04 November 2008

a perfect score

here is another one of my favorite cards. 1988 score steve garvey. garvey retired after playing in only 27 games in 1987. he retired with 2599 hits and 272 home runs. how do i know this, besides the fact that i am a big fan? it’s on the back of the card. but if it weren’t for score, there would be no 1988 card that had popeye’s career totals. no topps, no donruss, no fleer.

this is one of my pet peeves with topps in particular. i understand that it probably has something to do with the mlbpa, but as a collector, i really was disappointed when a retired player would get no card in the following year’s set.
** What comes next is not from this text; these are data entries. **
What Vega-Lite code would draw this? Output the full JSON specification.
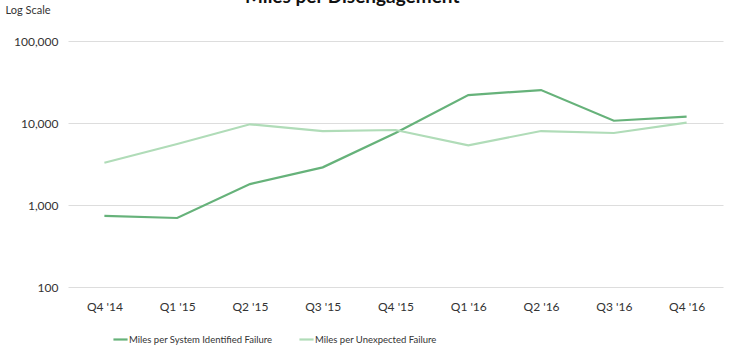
{
  "$schema": "https://vega.github.io/schema/vega-lite/v6.json",
  "autosize": "none",
  "width": 655,
  "height": 246,
  "padding": {"left": 68, "top": 41, "right": 12, "bottom": 67},
  "background": "white",
  "config": {
    "font": "Lato",
    "view": {"stroke": null}
  },
  "title": {
    "text": "Miles per Disengagement",
    "fontSize": 19,
    "fontWeight": "bold",
    "color": "#111",
    "anchor": "start",
    "dx": 240,
    "baseline": "alphabetic",
    "offset": -18
  },
  "data": {
    "values": [
      {"q": "Q4 '14", "s": "Miles per System Identified Failure", "v": 735},
      {"q": "Q1 '15", "s": "Miles per System Identified Failure", "v": 694},
      {"q": "Q2 '15", "s": "Miles per System Identified Failure", "v": 1800},
      {"q": "Q3 '15", "s": "Miles per System Identified Failure", "v": 2880},
      {"q": "Q4 '15", "s": "Miles per System Identified Failure", "v": 7550},
      {"q": "Q1 '16", "s": "Miles per System Identified Failure", "v": 21900},
      {"q": "Q2 '16", "s": "Miles per System Identified Failure", "v": 25200},
      {"q": "Q3 '16", "s": "Miles per System Identified Failure", "v": 10660},
      {"q": "Q4 '16", "s": "Miles per System Identified Failure", "v": 11940},
      {"q": "Q4 '14", "s": "Miles per Unexpected Failure", "v": 3280},
      {"q": "Q1 '15", "s": "Miles per Unexpected Failure", "v": 5545},
      {"q": "Q2 '15", "s": "Miles per Unexpected Failure", "v": 9640},
      {"q": "Q3 '15", "s": "Miles per Unexpected Failure", "v": 7980},
      {"q": "Q4 '15", "s": "Miles per Unexpected Failure", "v": 8220},
      {"q": "Q1 '16", "s": "Miles per Unexpected Failure", "v": 5350},
      {"q": "Q2 '16", "s": "Miles per Unexpected Failure", "v": 7980},
      {"q": "Q3 '16", "s": "Miles per Unexpected Failure", "v": 7550},
      {"q": "Q4 '16", "s": "Miles per Unexpected Failure", "v": 10090}
    ]
  },
  "mark": {"type": "line", "strokeWidth": 2.2},
  "encoding": {
    "x": {
      "field": "q",
      "type": "ordinal",
      "sort": null,
      "scale": {"type": "point", "padding": 0.5},
      "axis": {
        "title": null,
        "labelAngle": 0,
        "domain": false,
        "ticks": false,
        "grid": false,
        "labelFontSize": 12,
        "labelColor": "#333",
        "labelPadding": 14
      }
    },
    "y": {
      "field": "v",
      "type": "quantitative",
      "scale": {"type": "log", "domain": [100, 100000], "nice": false},
      "axis": {
        "values": [100, 1000, 10000, 100000],
        "format": ",",
        "domain": false,
        "ticks": false,
        "grid": true,
        "gridColor": "#dddddd",
        "gridWidth": 1,
        "labelFontSize": 12,
        "labelColor": "#333",
        "labelPadding": 10,
        "title": "Log Scale",
        "titleAngle": 0,
        "titleAlign": "left",
        "titleBaseline": "middle",
        "titleX": -63,
        "titleY": -31,
        "titleFontSize": 11,
        "titleFontWeight": "normal",
        "titleColor": "#333"
      }
    },
    "color": {
      "field": "s",
      "type": "nominal",
      "scale": {
        "domain": ["Miles per System Identified Failure", "Miles per Unexpected Failure"],
        "range": ["#66b27a", "#b0dcb8"]
      },
      "legend": {
        "title": null,
        "orient": "none",
        "direction": "horizontal",
        "legendX": 44,
        "legendY": 290,
        "symbolType": "stroke",
        "symbolSize": 200,
        "symbolStrokeWidth": 2.2,
        "labelFontSize": 9.5,
        "labelLimit": 400,
        "labelColor": "#333",
        "labelOffset": 0,
        "columnPadding": 22
      }
    }
  }
}
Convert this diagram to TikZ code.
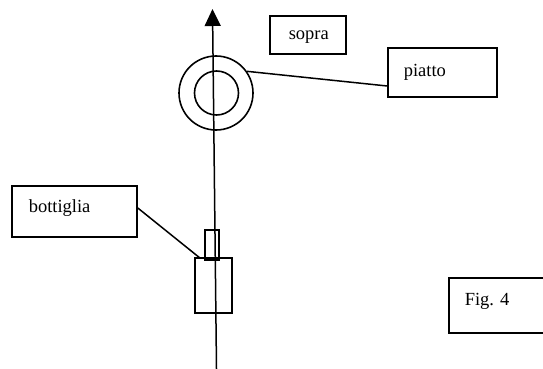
\documentclass[tikz,border=0pt]{standalone}
\usepackage{fontspec}
\setmainfont{Liberation Serif}
\usetikzlibrary{arrows.meta}
\begin{document}
\begin{tikzpicture}[x=1pt,y=-1pt,
  line width=1.5pt,
  box/.style={draw, rectangle, inner sep=0pt, line width=1.6pt},
  ring/.style={draw, circle, inner sep=0pt, line width=1.6pt},
  lbl/.style={anchor=base west, inner sep=0pt, font=\fontsize{18.5}{20}\selectfont},
  axisarrow/.style={-{Triangle[width=16pt,length=17pt]}}]
\useasboundingbox (0,0) rectangle (543,369);

% vertical axis
\coordinate (axbot) at (216.5,369);
\coordinate (axtop) at (212.5,9);
\draw[axisarrow] (axbot) -- (axtop);

% plate seen from above
\node[ring, minimum size=74pt] (outer) at (216,93) {};
\node[ring, minimum size=44pt] (inner) at (216.5,93) {};

% bottle: neck and body
\node[box, minimum width=14pt, minimum height=30pt] (neck) at (212,245) {};
\node[box, minimum width=37pt, minimum height=55pt] (body) at (213.5,285.5) {};

% label boxes
\node[box, minimum width=76pt, minimum height=38pt] (sopra) at (308,35) {};
\node[box, minimum width=109pt, minimum height=49pt] (piatto) at (442.5,72.5) {};
\node[box, minimum width=125pt, minimum height=51pt] (bott) at (74.5,211.5) {};
\node[box, minimum width=96pt, minimum height=55pt] (fig) at (497,305.5) {};

% texts
\node[lbl] (tsopra) at (288,40) {sopra};
\node[lbl] (tpiatto) at (403,76) {piatto};
\node[lbl] (tbott) at (28,212) {bottiglia};
\node[lbl] (tfig) at (464,305) {Fig. 4};

% leader lines
\draw (outer.35) -- ([yshift=-13.5pt]piatto.west);
\draw ([yshift=3.5pt]bott.east) -- ([xshift=6pt,yshift=-1pt]body.north west);
\end{tikzpicture}
\end{document}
consider the cards that were never made, including the 1988 topps steve garvey. for dodger fans, there’s the 1970 don drysdale. big d is highly visible on the 1970 dodgers team card, but he has no card of his own to total up his career stats. how about a 1973 hoyt wilhelm? or a 1976 juan marichal. 1978 would have had al downing and boog powell. and in 1998 there should have been an eddie murray card. even in 2008, there was no barry bonds. in fact, before the retro sets, there were usually no cards that spanned a player’s entire career.

i do recognize that some players, like george brett who retired after the 1993 season, have had regular issue cards with their actual career totals – here’s the 1994 topps brett.
and i acknowledge upper deck for their efforts to recognize these players with their ‘final tribute’ cards. i know they did these cards for kirby puckett, robin yount, ozzie smith, kirk gibson, and brett – although they waited until 1995 to issue his. are there others?
anyway, back to the 1988 score garvey. i love the red and the darker feel it gives to the photo; the wrigley field brick and the padres away pinstripes. and, it’s a perfect pose for the final tribute – head down, arms extended, ball and bat in contact.


perfect.

4 comments:

night owl said...

Another big final year miss by Topps was Hank Aaron with the 1977 set. How could you not produce a card of the home run king when he played in 1976!

gcrl said...

exactly!
i was thinking about koufax, too. he appeared on some league leader cards, but i don't believe there was a regular issue in 1967.

thewritersjourney said...

In 1988 Steve Carlton was pulled from the Topps set, replaced by Shawn Hillegas (I think). There were two versions of the checklist, one with Carlton listed and the other with Hillegas' name.

I'd like to see what the Carlton card was SUPPOSED to look like.

JoeDgrDude said...

And I thought I was the only one in the nation who was bothered by the fact that there was rarely an "end of career, complete career stats on the back" card for players.

You would think someone at Topps would at least do this for the better players. But Nooooooo.

At one point I decided to collect not rookie cards, but "last cards" of the all-time greats of my childhood. Once I got up to about fifty, I quit. It was neat to see their career stats on the back, minus one season of course. A few guys here and there had their career numbers, but darn few. (Pete Rose maybe?).

Steve Garvey was my favorite player too. I met him at the Little League World Series a few years back and I have his autograph on a baseball. He went with #6 along with his name.